Shortened Spring Break Impacts Students & Staff

Argie Dabrowski, Contributing Writer

This past winter, New Jersey experienced a high amount of snow storms, some coming accumulating over a foot in depth. This also led to an increased number of snow days, including seven in the Morris Hills Regional District, two more than the calendar allows. Due to New Jersey laws which state that the school year must be a minimum of 180 days long and the district’s pre-scheduled graduation date, nothing else could be done to remedy this problem, but add in schools days where there were none.

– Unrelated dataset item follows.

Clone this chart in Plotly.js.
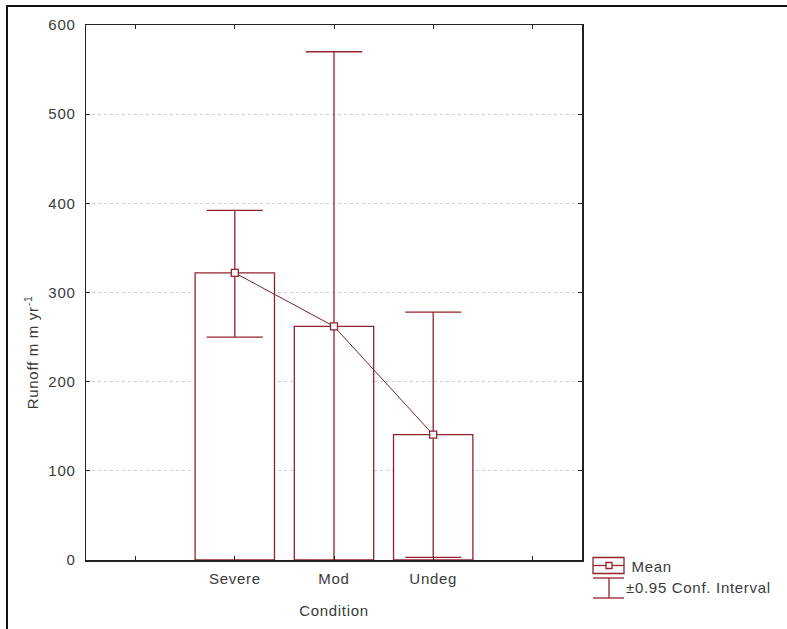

Typically lasting five days, this year’s spring break was cut down to only three, shortening many students’ and teachers’ plans for relaxation. Because the celebration of Good Friday fell right before vacation, there was no school that day, meaning that the district was only really deprived of one break day. While Morris Hills took this common route, other schools throughout the state made up their school days using other methods. Some, like the Penns Grove – Carneys Point Regional School District, added days onto the end of the school year, while others had shortened school hours on Saturday or planned school during spring break, but excused students and teachers with prior plans from their absences. Most notably, some districts planned ahead, making the end of their school year later than necessary to make time for breaks and any excess snow days, such is the case in Washington Township.

Overall, how has losing spring break affected the students and teachers of our district? Studies have proven time and time again that time to relax is crucial for overall mental health, especially in the developing minds of teenagers. spring break is an important time right before SATs and APs for students to collect themselves and begin their rigorous studies right before their exams. For those who were not in school because of previously planned vacations, they missed work and assignments that could arguably be more stressful than missing break. Victoria Ramsay, a Morris Hills junior, was one such student; she went on a cruise during the break. In her words, “It made me a lot more stressed than I normally would be on a typical vacation because I knew as soon as I came back, I would have make-up work on top of the huge amounts of work teachers normally give after breaks.” Not only did students have less time to relax, but even those who did could not fully enjoy their time away from school.

Truly, this loss of spring break time was unexpected and an inconvenience, so hopefully next year we will be lucky enough to avoid such extreme snow conditions.